* _Stated goal_
Go through the records from the first line and retype each one exactly, stopping once the line with "import * as" is done. Pictures are left out.

* _Records with drawing code_
####################

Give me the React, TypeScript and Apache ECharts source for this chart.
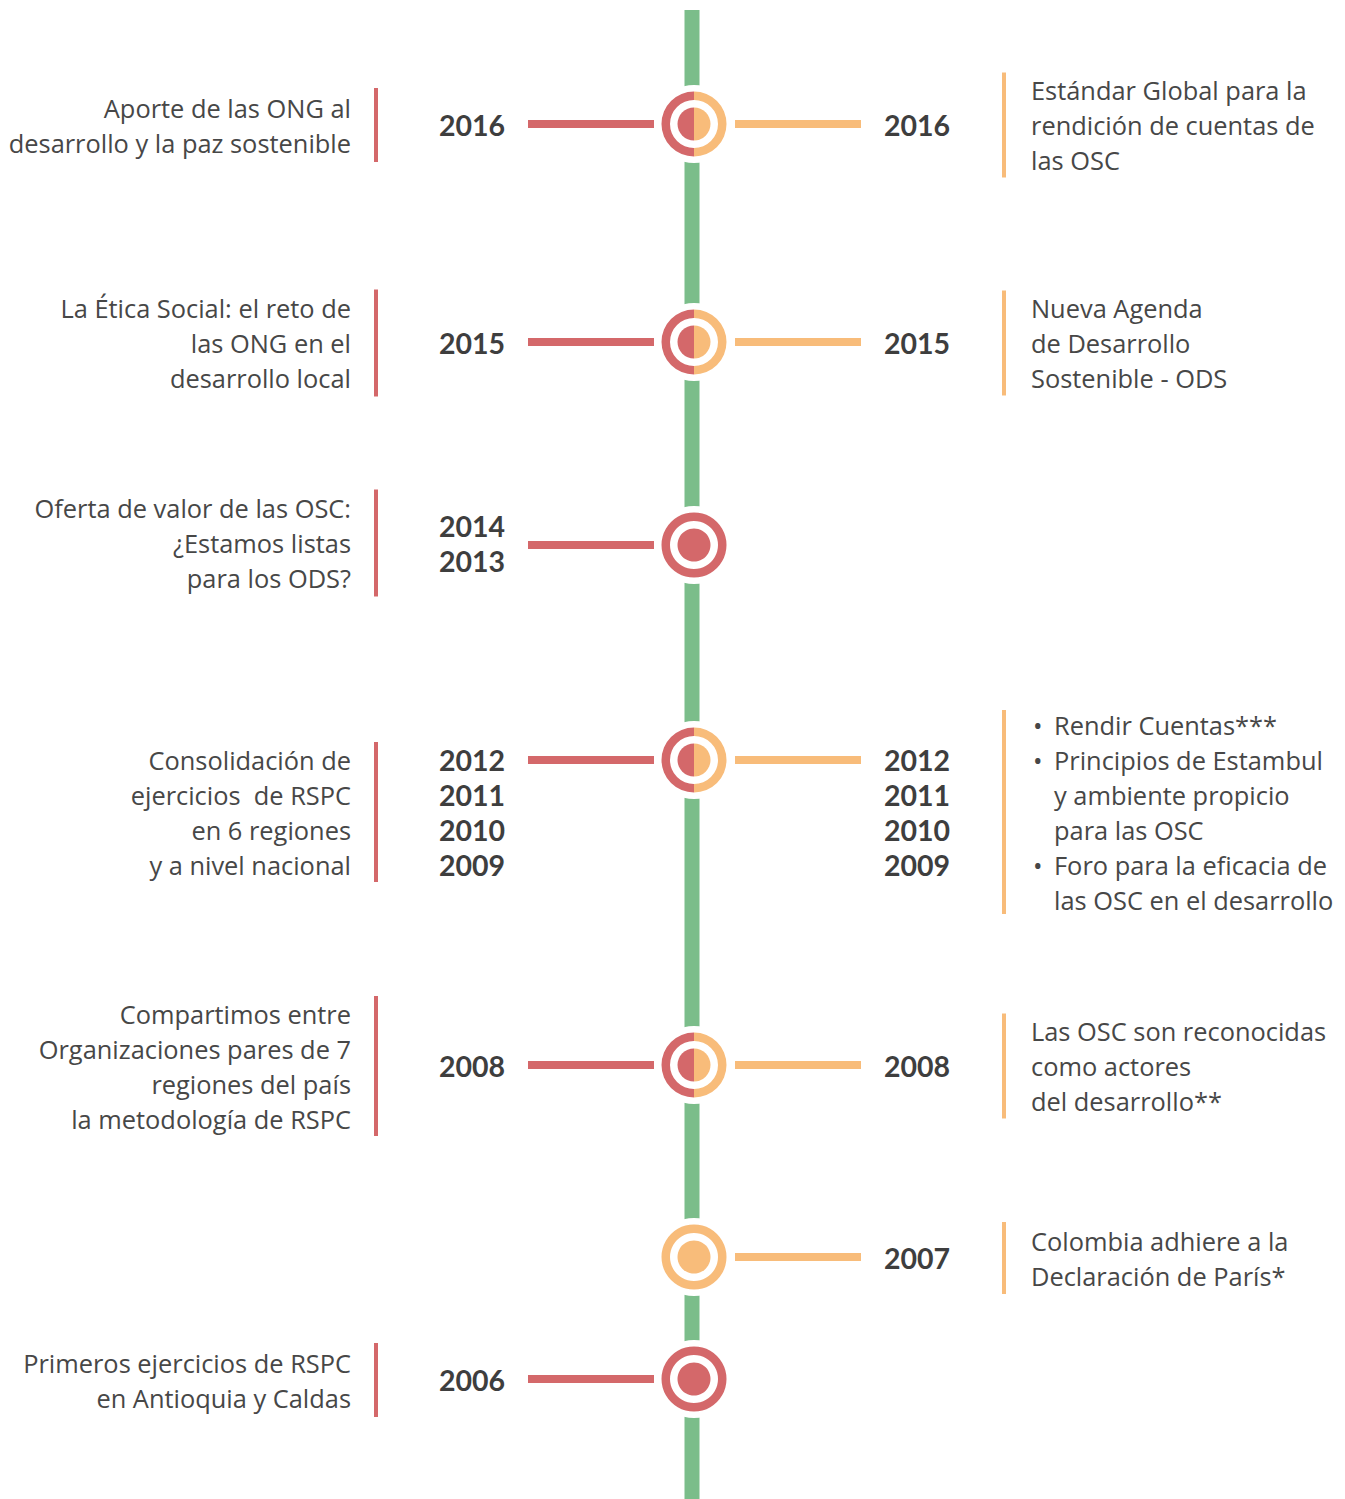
import { useEffect, useRef } from "react";
import * as echarts from "echarts";

// ---------- data ----------
const eventKeys = ["2016", "2015", "2014-2013", "2012-2009", "2008", "2007", "2006"];
const leftYears: string[][] = [["2016"], ["2015"], ["2014", "2013"], ["2012", "2011", "2010", "2009"], ["2008"], [], ["2006"]];
const rightYears: string[][] = [["2016"], ["2015"], [], ["2012", "2011", "2010", "2009"], ["2008"], ["2007"], []];
const leftTexts: string[][] = [
  ["Aporte de las ONG al", "desarrollo y la paz sostenible"],
  ["La Ética Social: el reto de", "las ONG en el", "desarrollo local"],
  ["Oferta de valor de las OSC:", "¿Estamos listas", "para los ODS?"],
  ["Consolidación de", "ejercicios  de RSPC", "en 6 regiones", "y a nivel nacional"],
  ["Compartimos entre", "Organizaciones pares de 7", "regiones del país", "la metodología de RSPC"],
  [],
  ["Primeros ejercicios de RSPC", "en Antioquia y Caldas"],
];
const rightTexts: string[][] = [
  ["Estándar Global para la", "rendición de cuentas de", "las OSC"],
  ["Nueva Agenda", "de Desarrollo", "Sostenible - ODS"],
  [],
  ["• Rendir Cuentas***", "• Principios de Estambul", "y ambiente propicio", "para las OSC", "• Foro para la eficacia de", "las OSC en el desarrollo"],
  ["Las OSC son reconocidas", "como actores", "del desarrollo**"],
  ["Colombia adhiere a la", "Declaración de París*"],
  [],
];

// ---------- layout (pixel units of the hidden axes) ----------
const W = 1345;
const H = 1499;
const CENTER_X = 694;
const circleY = [124, 342, 545, 760, 1065, 1257, 1379];
const blockY = [125, 343, 543, 812, 1066, 1258, 1380];
const LINE_H = 35;

const RED = "#d4686a";
const ORANGE = "#f8bc7a";
const GREEN = "#7bbd8a";
const TEXT = "#474747";
const YEAR = "#3e3e3e";
const FONT = "'Open Sans', 'Noto Sans', sans-serif";
const YEAR_FONT = "Lato, 'Open Sans', sans-serif";

function textEl(text: string, x: number, y: number, align: string, bold: boolean) {
  return {
    type: "text",
    style: {
      text,
      x,
      y,
      align,
      verticalAlign: "middle",
      textAlign: align,
      textVerticalAlign: "middle",
      lineHeight: LINE_H,
      font: bold ? `bold 28.5px ${YEAR_FONT}` : `25.4px ${FONT}`,
      fill: bold ? YEAR : TEXT,
    },
  };
}

function renderEvent(params: any, api: any) {
  const i = params.dataIndex;
  const [cx, cy] = api.coord([api.value(0), api.value(1)]);
  const [, by] = api.coord([api.value(0), api.value(2)]);
  const children: any[] = [];
  const hasL = leftYears[i].length > 0;
  const hasR = rightYears[i].length > 0;

  // white halo interrupting the green axis line
  children.push({ type: "circle", shape: { cx, cy, r: 39 }, style: { fill: "#ffffff" } });

  // connectors
  if (hasL) children.push({ type: "rect", shape: { x: cx - 166, y: cy - 4, width: 126, height: 8 }, style: { fill: RED } });
  if (hasR) children.push({ type: "rect", shape: { x: cx + 41, y: cy - 4, width: 126, height: 8 }, style: { fill: ORANGE } });

  // circle marker
  if (hasL && hasR) {
    const L = [Math.PI / 2, (3 * Math.PI) / 2];
    const R = [-Math.PI / 2, Math.PI / 2];
    children.push({ type: "sector", shape: { cx, cy, r: 32.5, r0: 24, startAngle: L[0], endAngle: L[1], clockwise: true }, style: { fill: RED } });
    children.push({ type: "sector", shape: { cx, cy, r: 32.5, r0: 24, startAngle: R[0], endAngle: R[1], clockwise: true }, style: { fill: ORANGE } });
    children.push({ type: "sector", shape: { cx, cy, r: 16.5, r0: 0, startAngle: L[0], endAngle: L[1], clockwise: true }, style: { fill: RED } });
    children.push({ type: "sector", shape: { cx, cy, r: 16.5, r0: 0, startAngle: R[0], endAngle: R[1], clockwise: true }, style: { fill: ORANGE } });
  } else {
    const c = hasL ? RED : ORANGE;
    children.push({ type: "ring", shape: { cx, cy, r: 32.5, r0: 24 }, style: { fill: c } });
    children.push({ type: "circle", shape: { cx, cy, r: 16.5 }, style: { fill: c } });
  }

  // years
  if (hasL) children.push(textEl(leftYears[i].join("\n"), cx - 189, by, "right", true));
  if (hasR) children.push(textEl(rightYears[i].join("\n"), cx + 190, by, "left", true));

  // left description
  const lt = leftTexts[i];
  if (lt.length) {
    children.push(textEl(lt.join("\n"), 351, by, "right", false));
    const h = lt.length * 33 + 8;
    children.push({ type: "rect", shape: { x: 374, y: by - h / 2, width: 4, height: h }, style: { fill: RED } });
  }
  // right description
  const rt = rightTexts[i];
  if (rt.length) {
    const n = rt.length;
    const bulleted = rt.some((t) => t.startsWith("• "));
    if (bulleted) {
      rt.forEach((t, j) => {
        const y = by + (j - (n - 1) / 2) * LINE_H;
        if (t.startsWith("• ")) {
          children.push(textEl("•", 1033, y, "left", false));
          children.push(textEl(t.slice(2), 1054, y, "left", false));
        } else {
          children.push(textEl(t, 1054, y, "left", false));
        }
      });
    } else {
      children.push(textEl(rt.join("\n"), 1031, by, "left", false));
    }
    const h = n * 33 + 6;
    children.push({ type: "rect", shape: { x: 1002, y: by - h / 2, width: 4, height: h }, style: { fill: ORANGE } });
  }
  return { type: "group", children };
}

export default function App() {
  const ref = useRef<HTMLDivElement>(null);
  useEffect(() => {
    if (!ref.current) return;
    const chart = echarts.init(ref.current, undefined, { renderer: "svg" });
    chart.setOption({
      animation: false,
      backgroundColor: "#ffffff",
      grid: { left: 0, right: 0, top: 0, bottom: 0 },
      xAxis: { type: "value", min: 0, max: W, show: false },
      yAxis: { type: "value", min: 0, max: H, inverse: true, show: false },
      series: [
        {
          type: "custom",
          z: 1,
          silent: true,
          data: [[CENTER_X - 2, 10, H]],
          renderItem: (params: any, api: any) => {
            const [x, y0] = api.coord([api.value(0), api.value(1)]);
            const [, y1] = api.coord([api.value(0), api.value(2)]);
            return { type: "rect", shape: { x: x - 7.5, y: y0, width: 15, height: y1 - y0 }, style: { fill: GREEN } };
          },
        },
        {
          type: "custom",
          z: 2,
          silent: true,
          data: eventKeys.map((k, i) => ({ name: k, value: [CENTER_X, circleY[i], blockY[i]] })),
          renderItem: renderEvent,
        },
      ],
    });
    return () => chart.dispose();
  }, []);
  return <div ref={ref} style={{ position: "absolute", left: 0, top: 0, width: W, height: H }} />;
}
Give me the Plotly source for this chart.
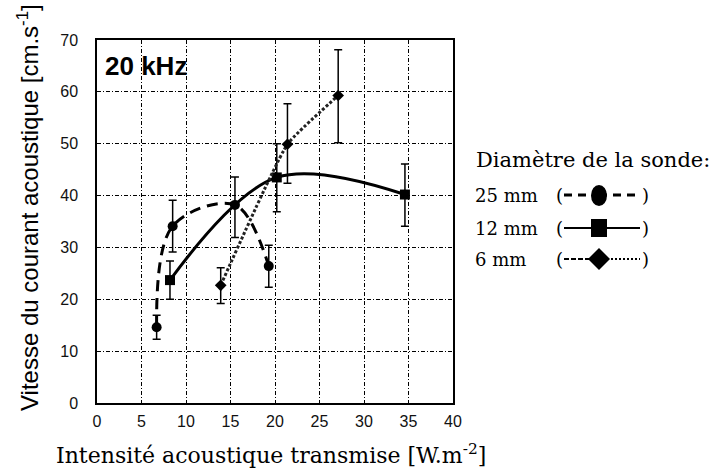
import plotly.graph_objects as go

# ---- data ----
x_25 = [6.7, 8.5, 15.5, 19.3]
y_25 = [14.6, 34.1, 38.2, 26.4]
e25_plus = [2.3, 5.0, 5.4, 4.0]
e25_minus = [2.3, 5.0, 6.3, 4.1]

x_12 = [8.2, 20.2, 34.6]
y_12 = [23.7, 43.5, 40.2]
e12_plus = [3.7, 6.5, 5.9]
e12_minus = [3.7, 6.6, 6.1]

x_6 = [13.9, 21.4, 27.1]
y_6 = [22.7, 49.9, 59.3]
e6_plus = [3.4, 7.8, 8.8]
e6_minus = [3.5, 7.5, 9.1]

x_ticks = [0, 5, 10, 15, 20, 25, 30, 35, 40]
y_ticks = [0, 10, 20, 30, 40, 50, 60, 70]

legend_labels = ["25 mm", "12 mm", "6 mm"]

# ---- layout geometry (pixels) ----
FW, FH = 719, 470
L, R, T, B = 97, 453, 40, 403
PW, PH = R - L, B - T


def px(x):
    return (x - L) / PW


def py(y):
    return (B - y) / PH


fig = go.Figure()


def err(plus, minus):
    return dict(type="data", symmetric=False, array=plus, arrayminus=minus,
                color="black", thickness=1.5, width=4)


fig.add_trace(go.Scatter(
    x=x_25, y=y_25, mode="lines+markers",
    line=dict(color="black", width=3, dash="11px,7px", shape="spline", smoothing=1.0),
    marker=dict(symbol="circle", size=10, color="black"),
    error_y=err(e25_plus, e25_minus)))

fig.add_trace(go.Scatter(
    x=x_12, y=y_12, mode="lines+markers",
    line=dict(color="black", width=3, shape="spline", smoothing=1.0),
    marker=dict(symbol="square", size=10, color="black"),
    error_y=err(e12_plus, e12_minus)))

fig.add_trace(go.Scatter(
    x=x_6, y=y_6, mode="lines+markers",
    line=dict(color="#222", width=3, dash="3px,2px", shape="spline", smoothing=0.4),
    marker=dict(symbol="diamond", size=9, color="black"),
    error_y=err(e6_plus, e6_minus)))

axis_common = dict(
    showgrid=True, gridcolor="black", gridwidth=1, griddash="4px,2px,1px,2px",
    zeroline=False, showline=True, mirror=True, linecolor="black", linewidth=1.5,
    ticks="", tickfont=dict(family="Liberation Sans, Arial", size=16, color="#111"),
)

fig.update_xaxes(range=[0, 40], tickvals=x_ticks, ticklabelstandoff=3, **axis_common)
fig.update_yaxes(range=[0, 70], tickvals=y_ticks, ticklabelstandoff=14, **axis_common)

serif = "DejaVu Serif"
ann = [
    dict(text="<b>20 kHz</b>", x=px(103), y=py(66), xanchor="left", yanchor="middle",
         font=dict(family="Liberation Sans, Arial", size=26, color="black")),
    dict(text="Vitesse du courant acoustique [cm.s<sup>-1</sup>]", x=px(28), y=py(208),
         textangle=-90, xanchor="center", yanchor="middle",
         font=dict(family="Liberation Sans, Arial", size=24, color="black")),
    dict(text="Intensité acoustique transmise [W.m<sup>-2</sup>]", x=px(271), y=py(454),
         xanchor="center", yanchor="middle",
         font=dict(family=serif, size=22, color="black")),
    dict(text="Diamètre de la sonde:", x=px(474), y=py(160), xanchor="left", yanchor="middle",
         font=dict(family=serif, size=21, color="black")),
]
row_y = [195, 228, 259]
for lab, ry in zip(legend_labels, row_y):
    ann.append(dict(text=lab, x=px(473), y=py(ry), xanchor="left", yanchor="middle",
                    font=dict(family=serif, size=18, color="black")))
    ann.append(dict(text="(", x=px(559), y=py(ry), xanchor="center", yanchor="middle",
                    font=dict(family=serif, size=18, color="black")))
    ann.append(dict(text=")", x=px(645), y=py(ry), xanchor="center", yanchor="middle",
                    font=dict(family=serif, size=18, color="black")))
for a in ann:
    a.update(xref="paper", yref="paper", showarrow=False)
fig.update_layout(annotations=ann)

# legend glyphs (drawn as decoration shapes)
shapes = []
sx0, sx1, cx = 564, 640, 599
# 25 mm: dashed + ellipse
shapes.append(dict(type="line", x0=px(sx0), x1=px(cx), y0=py(195), y1=py(195),
                   line=dict(color="black", width=3, dash="8px,6px")))
shapes.append(dict(type="line", x0=px(cx), x1=px(sx1), y0=py(195), y1=py(195),
                   line=dict(color="black", width=3, dash="8px,6px")))
shapes.append(dict(type="circle", x0=px(cx - 8), x1=px(cx + 8), y0=py(185), y1=py(206),
                   fillcolor="black", line=dict(color="black", width=0)))
# 12 mm: solid + square
shapes.append(dict(type="line", x0=px(sx0), x1=px(sx1), y0=py(228), y1=py(228),
                   line=dict(color="black", width=2)))
shapes.append(dict(type="rect", x0=px(cx - 8), x1=px(cx + 8), y0=py(219), y1=py(237),
                   fillcolor="black", line=dict(color="black", width=0)))
# 6 mm: dashed left, dotted right + diamond
shapes.append(dict(type="line", x0=px(sx0), x1=px(cx), y0=py(259), y1=py(259),
                   line=dict(color="black", width=2, dash="5px,2px")))
shapes.append(dict(type="line", x0=px(cx), x1=px(sx1), y0=py(259), y1=py(259),
                   line=dict(color="black", width=2, dash="2px,2px")))
d = 11
path = (f"M {px(cx)} {py(259 - d)} L {px(cx + d)} {py(259)} "
        f"L {px(cx)} {py(259 + d)} L {px(cx - d)} {py(259)} Z")
shapes.append(dict(type="path", path=path, fillcolor="black", line=dict(color="black", width=0)))
for s in shapes:
    s.update(xref="paper", yref="paper")
fig.update_layout(shapes=shapes)

fig.update_layout(
    width=FW, height=FH, showlegend=False,
    margin=dict(l=L, r=FW - R, t=T, b=FH - B, pad=0),
    paper_bgcolor="white", plot_bgcolor="white",
)

fig.write_html("out.html", config={"displayModeBar": False},
               post_script="document.body.style.margin='0';document.body.style.padding='0';")
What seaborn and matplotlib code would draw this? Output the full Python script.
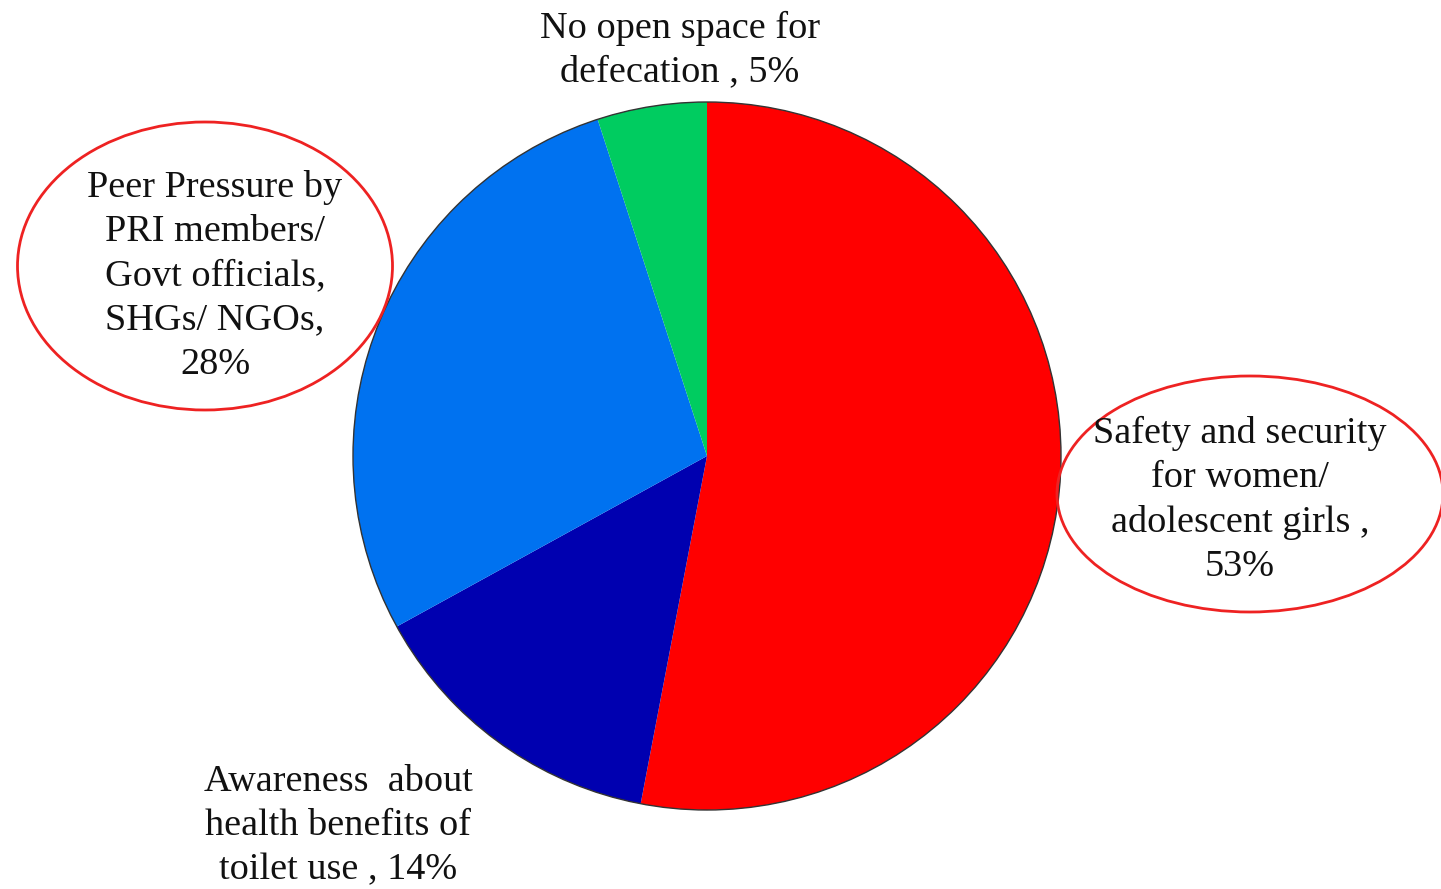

####################

* _Exercise result_
Give me the React, TypeScript and Apache ECharts source for this chart.
import { useEffect, useRef } from "react";
import * as echarts from "echarts";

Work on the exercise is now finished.